His first "new beginnings" speech was defensive, an effort to repair longstanding mistrust between the Arab Muslims and America. Now with the killing of Usama bin Laden behind him, Obama could gloat that Al Qaeda had failed. But on the democracy front, he was largely responding to dramatic upheavals that Arabs themselves had wrought, with virtually no prodding or help from the U.S. This was Obama's "get on the right side of history" speech.
Comparing those speeches reminds us of how profoundly the Arab world has changed since Obama headed for Cairo.
For one thing, there were no apologies in this speech for America or American foreign policy in the Middle East, no quotes from, or repeated references to the "Holy Koran," as there were back in 2009.
For another, the president emerged as a full-throated, if still somewhat inconsistent proponent of the freedom and democracy agendas that former President George Bush embraced after 9/11, only to abandon them in his second presidential term.

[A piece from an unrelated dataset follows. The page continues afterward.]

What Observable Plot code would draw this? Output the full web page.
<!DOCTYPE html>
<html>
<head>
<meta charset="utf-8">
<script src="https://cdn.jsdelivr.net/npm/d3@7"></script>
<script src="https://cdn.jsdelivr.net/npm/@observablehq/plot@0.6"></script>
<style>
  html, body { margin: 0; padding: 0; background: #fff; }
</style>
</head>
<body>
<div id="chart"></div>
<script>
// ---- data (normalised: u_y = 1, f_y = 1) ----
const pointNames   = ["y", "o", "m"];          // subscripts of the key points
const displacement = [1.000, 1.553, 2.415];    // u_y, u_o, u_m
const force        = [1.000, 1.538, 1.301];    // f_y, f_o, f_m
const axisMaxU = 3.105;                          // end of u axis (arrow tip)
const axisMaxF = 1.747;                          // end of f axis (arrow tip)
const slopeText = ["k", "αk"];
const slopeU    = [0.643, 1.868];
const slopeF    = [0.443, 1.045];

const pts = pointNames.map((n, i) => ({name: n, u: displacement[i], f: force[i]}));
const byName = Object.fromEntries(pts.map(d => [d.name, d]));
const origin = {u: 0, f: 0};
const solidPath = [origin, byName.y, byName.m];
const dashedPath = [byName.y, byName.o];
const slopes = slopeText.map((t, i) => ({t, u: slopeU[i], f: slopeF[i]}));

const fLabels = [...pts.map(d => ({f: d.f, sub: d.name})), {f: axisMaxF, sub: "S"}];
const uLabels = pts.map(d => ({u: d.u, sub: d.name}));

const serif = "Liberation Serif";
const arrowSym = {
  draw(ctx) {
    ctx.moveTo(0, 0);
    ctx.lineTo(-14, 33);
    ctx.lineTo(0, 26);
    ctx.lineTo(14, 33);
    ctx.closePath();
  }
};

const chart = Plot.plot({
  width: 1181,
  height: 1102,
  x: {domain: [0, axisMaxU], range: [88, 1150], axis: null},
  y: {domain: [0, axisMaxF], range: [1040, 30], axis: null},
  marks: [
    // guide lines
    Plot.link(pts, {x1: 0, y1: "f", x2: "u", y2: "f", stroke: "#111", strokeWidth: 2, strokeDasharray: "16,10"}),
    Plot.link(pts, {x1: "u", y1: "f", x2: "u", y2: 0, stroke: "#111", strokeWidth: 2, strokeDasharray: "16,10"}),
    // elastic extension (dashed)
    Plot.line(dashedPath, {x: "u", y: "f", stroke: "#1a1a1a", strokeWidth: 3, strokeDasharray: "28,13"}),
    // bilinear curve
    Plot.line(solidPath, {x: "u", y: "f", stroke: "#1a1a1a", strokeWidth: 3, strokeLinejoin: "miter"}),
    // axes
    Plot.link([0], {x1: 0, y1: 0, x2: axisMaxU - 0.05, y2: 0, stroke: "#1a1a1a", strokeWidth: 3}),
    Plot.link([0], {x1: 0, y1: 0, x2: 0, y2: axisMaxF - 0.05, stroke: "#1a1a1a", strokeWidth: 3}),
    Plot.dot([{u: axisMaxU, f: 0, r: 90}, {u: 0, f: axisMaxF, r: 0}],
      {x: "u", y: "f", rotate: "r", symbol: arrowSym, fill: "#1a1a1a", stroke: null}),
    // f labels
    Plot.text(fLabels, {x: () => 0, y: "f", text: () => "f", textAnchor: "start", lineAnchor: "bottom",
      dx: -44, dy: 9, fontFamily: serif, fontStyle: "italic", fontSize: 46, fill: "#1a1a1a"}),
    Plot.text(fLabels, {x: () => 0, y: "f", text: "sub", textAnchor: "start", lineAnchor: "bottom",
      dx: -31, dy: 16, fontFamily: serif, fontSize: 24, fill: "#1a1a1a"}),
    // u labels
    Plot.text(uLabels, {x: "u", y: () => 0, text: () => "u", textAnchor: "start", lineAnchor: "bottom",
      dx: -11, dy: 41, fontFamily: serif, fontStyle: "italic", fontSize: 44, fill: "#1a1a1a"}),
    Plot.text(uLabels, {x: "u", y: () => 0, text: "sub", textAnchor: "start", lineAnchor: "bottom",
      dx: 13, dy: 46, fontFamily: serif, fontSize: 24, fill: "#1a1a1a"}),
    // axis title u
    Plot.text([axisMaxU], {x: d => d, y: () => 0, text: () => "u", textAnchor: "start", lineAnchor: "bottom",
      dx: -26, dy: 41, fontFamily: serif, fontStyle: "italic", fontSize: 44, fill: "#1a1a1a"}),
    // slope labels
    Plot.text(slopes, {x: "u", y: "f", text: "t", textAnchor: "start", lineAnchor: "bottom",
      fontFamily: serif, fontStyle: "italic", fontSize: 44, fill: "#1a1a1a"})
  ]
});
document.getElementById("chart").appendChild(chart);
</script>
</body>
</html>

Though he insisted in both speeches that democracy could not be imposed by force, Obama could not have been more adamant about naming and shaming the Arab leaders who he thought had to yield power – Yemen and Libya -- and if their leaders do not stop killing protesters and denying legitimate demands for freedom, less corrupt and more responsive governments, Bahrain, America's long-term ally in the Gulf and home to the Fifth Fleet, and Syria, with whom the administration had been negotiating.

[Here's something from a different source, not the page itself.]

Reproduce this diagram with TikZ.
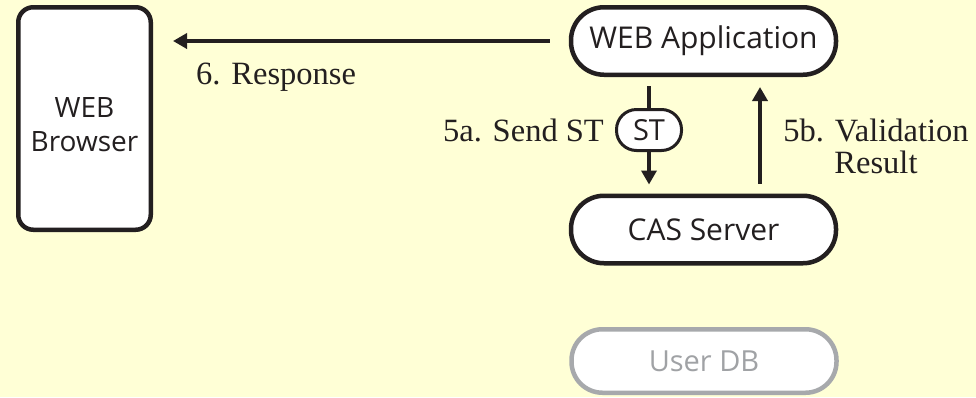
\documentclass[tikz,border=0pt]{standalone}
\usepackage{fontspec}
\setmainfont{Liberation Serif}
\newfontfamily\boxfont{Open Sans}
\usetikzlibrary{arrows.meta,backgrounds}
\definecolor{paper}{HTML}{FFFFD6}
\definecolor{ink}{HTML}{231F20}
\definecolor{dim}{HTML}{A7A9AC}
\definecolor{dimtext}{HTML}{A0A2A5}

\begin{document}
\begin{tikzpicture}[x=1pt,y=-1pt,
  box/.style={draw=ink, fill=white, line width=4.5pt, text=ink, inner sep=0pt,
    align=center, font=\boxfont\fontsize{30}{34}\selectfont},
  pill/.style={box, minimum width=265pt, minimum height=67.5pt, rounded corners=33pt},
  token/.style={box, line width=3pt, minimum width=65pt, minimum height=41pt,
    rounded corners=20pt, font=\boxfont\fontsize{29}{30}\selectfont},
  label/.style={text=ink, inner sep=0pt, font=\fontsize{32.5}{31.5}\selectfont},
  flow/.style={draw=ink, line width=4pt, -{Triangle[length=14pt,width=15pt]}}
]
  % canvas
  \useasboundingbox (0,0) rectangle (976,397);

  % parties
  \node[box, rounded corners=15pt, minimum width=132.5pt, minimum height=222.5pt,
    font=\boxfont\fontsize{28}{34}\selectfont, text height=65pt, text depth=0pt]
    (browser) at (84.5,118.5) {WEB\\Browser};
  \node[pill] (webapp) at (703.5,41) {WEB Application};
  \node[pill] (cas) at (703.5,229.5) {CAS Server};
  \node[pill, draw=dim, text=dimtext, minimum height=63.5pt, rounded corners=31pt,
    font=\boxfont\fontsize{29}{34}\selectfont]
    (userdb) at (704,361) {User DB};
  \node[token] (st) at (649,130) {ST};

  % messages; the ticket token sits on top of the 5a line
  \begin{pgfonlayer}{background}
    \fill[paper] (0,0) rectangle (976,397);
    \draw[flow, shorten <=9pt, shorten >=9pt] (webapp.south -| st) -- (cas.north -| st);
  \end{pgfonlayer}
  \draw[flow, shorten <=10pt, shorten >=10pt]
    ([xshift=56.5pt]cas.north) -- ([xshift=56.5pt]webapp.south);
  \draw[flow, shorten <=19pt, shorten >=20pt] (webapp.west) -- (webapp.west -| browser.east);

  % message labels (base of a two-line label is its last line)
  \node[label, anchor=base west] (lresp) at (196,84) {6. Response};
  \node[label, anchor=base east] (lsend) at (604,141) {5a. Send ST};
  \node[label, anchor=base, align=center] (lvalid) at (876,173) {5b. Validation\\Result};
\end{tikzpicture}
\end{document}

Third, this speech was far tougher on Iran than was the Cairo speech or any of his earlier pronouncements. Gone was the genteel reference to the "Islamic Republic of..." The president just spoke of "Iran," and harshly at that. He denounced Teheran's hypocrisy in endorsing the overthrow of tyrants while killing and repressing its own people. There was no renewed call for "engagement" or "negotiations" as there was in the Cairo speech. Teheran had its chance, and blew it, President Obama seemed to imply.
Finally, his discussion of the Arab-Israeli conflict – not the core of his remarks any more than it is the heart of the instability dogging the region – managed to infuriate almost everyone.

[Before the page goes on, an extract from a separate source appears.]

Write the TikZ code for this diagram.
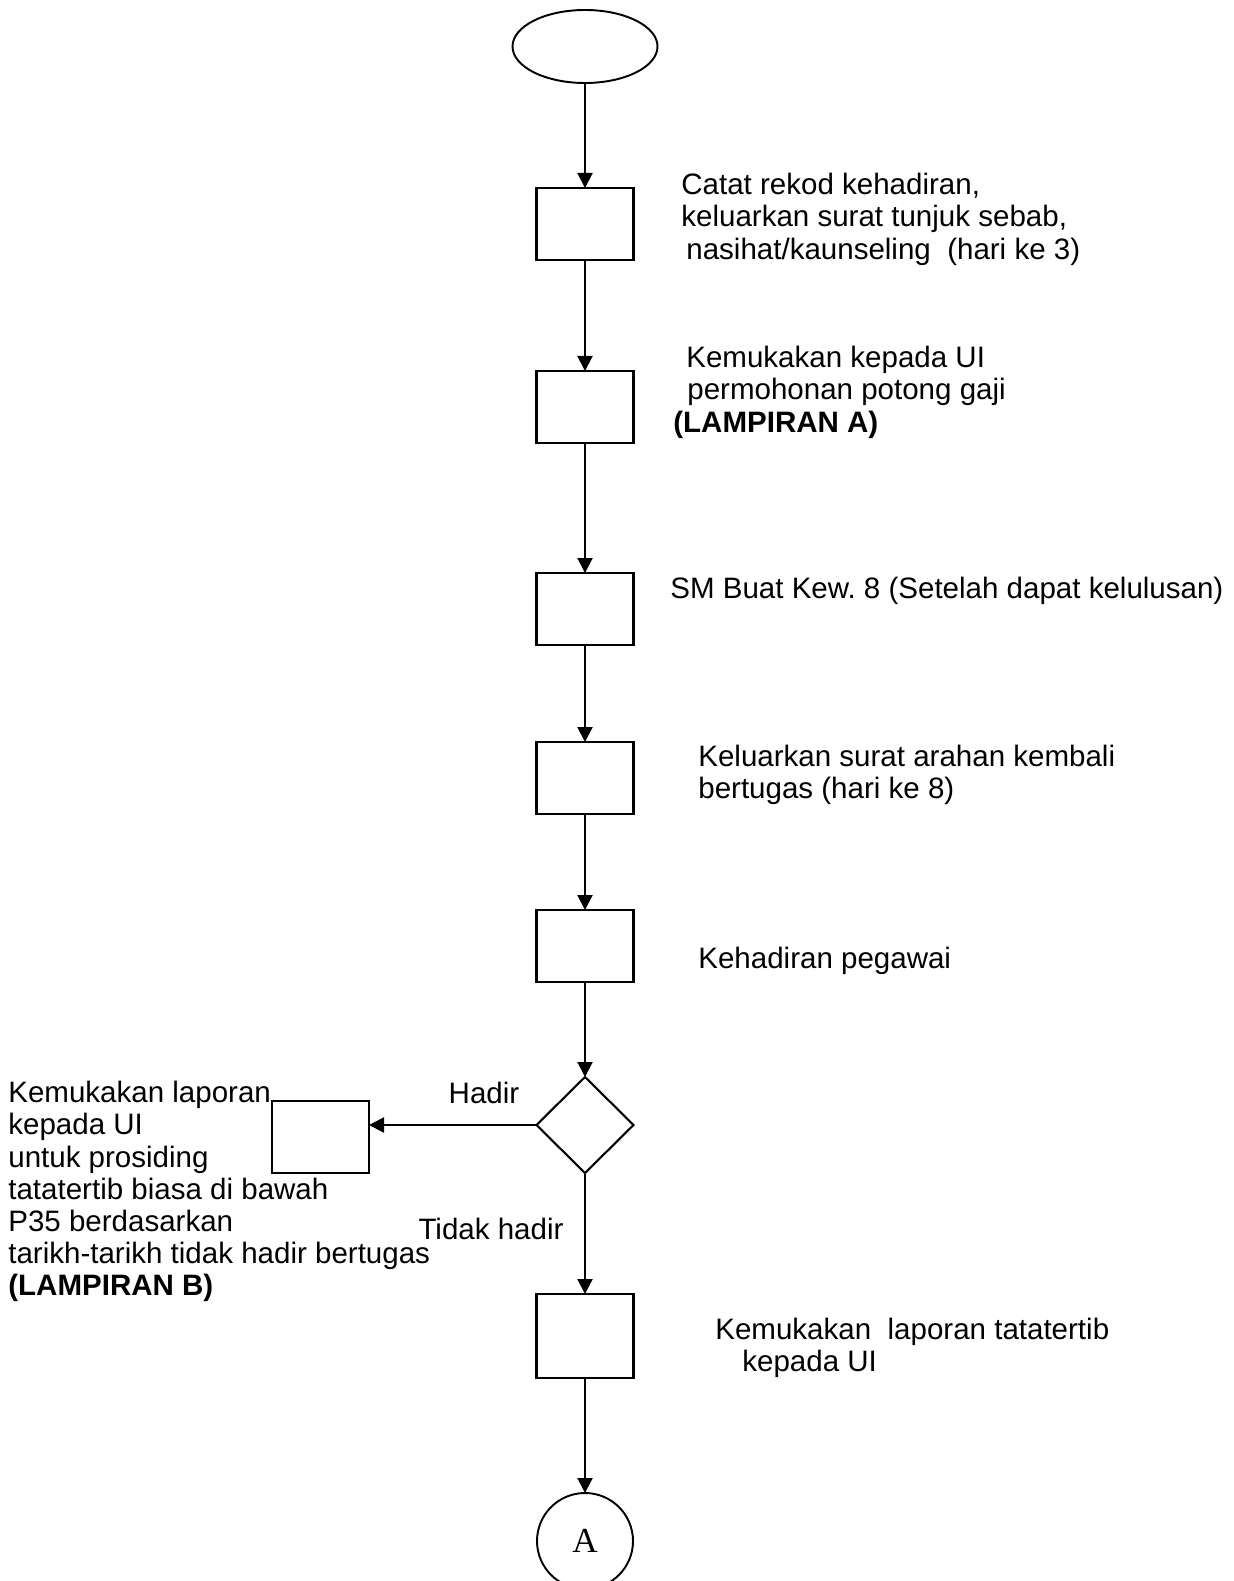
\documentclass[tikz,border=0pt]{standalone}
\usepackage{fontspec}
\setmainfont{Liberation Sans}
\newfontfamily\circlefont{Liberation Serif}
\usetikzlibrary{positioning, arrows.meta, shapes.geometric}
\frenchspacing

\begin{document}
\begin{tikzpicture}[
    node distance = 2cm,
    % Shape Styles
    startOval/.style = {ellipse, draw, line width=1.1pt, outer sep=0pt, minimum width=2.9cm, minimum height=1.46cm},
    stepBox/.style = {rectangle, draw, line width=1.2pt, outer sep=0pt, minimum width=1.94cm, minimum height=1.44cm},
    checkDiamond/.style = {diamond, draw, line width=1.2pt, outer sep=0pt, minimum width=1.94cm, minimum height=1.92cm, inner sep=0pt},
    linkCircle/.style = {circle, draw, line width=1.1pt, outer sep=0pt, minimum size=1.92cm, font=\circlefont\fontsize{20}{22}\selectfont},
    stepText/.style = {anchor=north west, align=left, inner sep=0pt, font=\fontsize{16.8}{18.3}\selectfont},
    % Arrow Style
    flowLine/.style = {-{Triangle[length=0.3cm, width=0.3cm]}, line width=1.2pt}
]
    \useasboundingbox (0,0) rectangle (24.66,-31.62);

    % ==========================================
    % MAIN FLOW (CENTRE COLUMN)
    % ==========================================
    \node[startOval] (Start) at (11.7,-0.93) {};
    \node[stepBox, below=2.1cm of Start] (Rekod) {};
    \node[stepBox, below=2.22cm of Rekod] (Mohon) {};
    \node[stepBox, below=2.6cm of Mohon] (Kew) {};
    \node[stepBox, below=1.94cm of Kew] (Arahan) {};
    \node[stepBox, below=1.92cm of Arahan] (Hadir) {};
    \node[checkDiamond, below=1.9cm of Hadir] (Semak) {};
    \node[stepBox, minimum height=1.68cm, below=2.42cm of Semak] (Lapor) {};
    \node[linkCircle, below=2.3cm of Lapor] (KeA) {A};

    % Side branch box
    \node[stepBox] (Prosiding) at (6.41,-22.74) {};

    \draw[flowLine] (Start) -- (Rekod);
    \draw[flowLine] (Rekod) -- (Mohon);
    \draw[flowLine] (Mohon) -- (Kew);
    \draw[flowLine] (Kew) -- (Arahan);
    \draw[flowLine] (Arahan) -- (Hadir);
    \draw[flowLine] (Hadir) -- (Semak);
    \draw[flowLine] (Semak) -- (Lapor);
    \draw[flowLine] (Lapor) -- (KeA);
    \draw[flowLine] (Semak.west) -- (Semak.west -| Prosiding.east);

    % ==========================================
    % STEP DESCRIPTIONS
    % ==========================================
    \node[stepText] (RekodTxt) at (13.62,-3.46) {Catat rekod kehadiran,\\keluarkan surat tunjuk sebab,\\\hspace*{0.1cm}nasihat/kaunseling\ \ (hari ke 3)};
    \node[stepText] (MohonTxt) at (13.46,-6.92) {\hspace*{0.26cm}Kemukakan kepada UI\\\hspace*{0.28cm}permohonan potong gaji\\\textbf{(LAMPIRAN A)}};
    \node[stepText] (KewTxt) at (13.4,-11.54) {SM Buat Kew. 8 (Setelah dapat kelulusan)};
    \node[stepText] (ArahanTxt) at (13.96,-14.9) {Keluarkan surat arahan kembali\\bertugas (hari ke 8)};
    \node[stepText] (HadirTxt) at (13.96,-18.94) {Kehadiran pegawai};
    \node[stepText] (LaporTxt) at (14.3,-26.36) {Kemukakan\ \ laporan tatatertib\\\hspace*{0.54cm}kepada UI};
    \node[stepText] (ProsidingTxt) at (0.16,-21.62) {Kemukakan laporan\\kepada UI\\untuk prosiding\\tatatertib biasa di bawah\\P35 berdasarkan\\tarikh-tarikh tidak hadir bertugas\\\textbf{(LAMPIRAN B)}};

    % Branch labels
    \node[font=\fontsize{16.8}{18}\selectfont, inner sep=0pt] (YaLbl) at (9.68,-21.86) {Hadir};
    \node[font=\fontsize{16.8}{18}\selectfont, inner sep=0pt] (TidakLbl) at (9.82,-24.58) {Tidak hadir};
\end{tikzpicture}
\end{document}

Prime Minister Bibi Netanyahu immediately rejected the president's suggestion that a final resolution of the contract would involve Israel's eventual return to the 1967 borders with land "swaps" to achieve "secure and defensible borders."
But Hamas denounced the speech even more harshly. Sami Abu-Zuhri, the spokesman in Gaza of militant Islamic Hamas, which rejects Israel's right to exist, called the speech a "total failure." "Obama is the one who needs the lesson given his absolute endorsement of Israel's crimes and his refusal to condemn Israel's occupation, he said. "The (Arab) nation does not need a lesson on democracy from Obama." he said, adding that the group would "not recognize the Israeli occupation under any circumstances."
Any speech that Hamas, which is on the U.S. terrorist list, hates that much must have something to recommend it. And indeed it does.
Athough many supporters of Israel are upset that President Obama referred to the 67 borders with unspecified "land swaps" as the base line for borders of future Israeli and a Palestinian state, this was not really new. It was just made explicit for the first time.
Palestinians and Israelis had already negotiated prospective borders for two states along those lines in peace talks held under presidents Clinton and Bush, offers that the Palestinian negotiators, not Israel, ultimately rejected, incidentally. My friend Rob Satloff, the director of the Washington Institute for Near East Policy, complained that Obama's speech "concretizes a move away from four decades of U.S. policy based on U.N. Security Council resolution 242 of November 1967, which has always interpreted calls for an Israeli withdrawal to "secure and recognized" borders as not synonymous with the pre-1967 boundaries." But Obama amended his reference to 1967 borders with land swaps notion by saying that any division of land had to achieve "secure and recognized borders."
There was much that friends of Israel should like about the speech and the peace process. For instance, President Obama personally endorsed the insistence that the Palestinian state would have to be de-militarized.
He also all-but-dismissed the agreement between the more pragmatic, Palestinian West Bank leadership and militant Hamas as being a non-starter, suggesting that Israel could not be expected to negotiate with a group that rejects its right to exist. Even more encouraging was his portrayal of the Palestinian initiative to ask the United Nations General Assembly to declare a Palestinian state in September a "symbolic" diversion of time and effort and a colossal waste of time.
Perhaps most telling of all was the presence of George Mitchell in the audience at the State Department, not as a Middle East peace negotiator. The fact that Mitchell, who reportedly had earlier urged Obama to highlight settlements as the most important obstacle to peace, resigned just prior to the speech, and that President Obama did not replace him before he delivered what was billed as such a major policy speech suggests that Washington does not expect negotiations between Israelis and Palestinians to begin anytime soon.
Arab-Israeli peace was clearly the caboose of this Middle Eastern train – a car that seems no place close to leaving the station.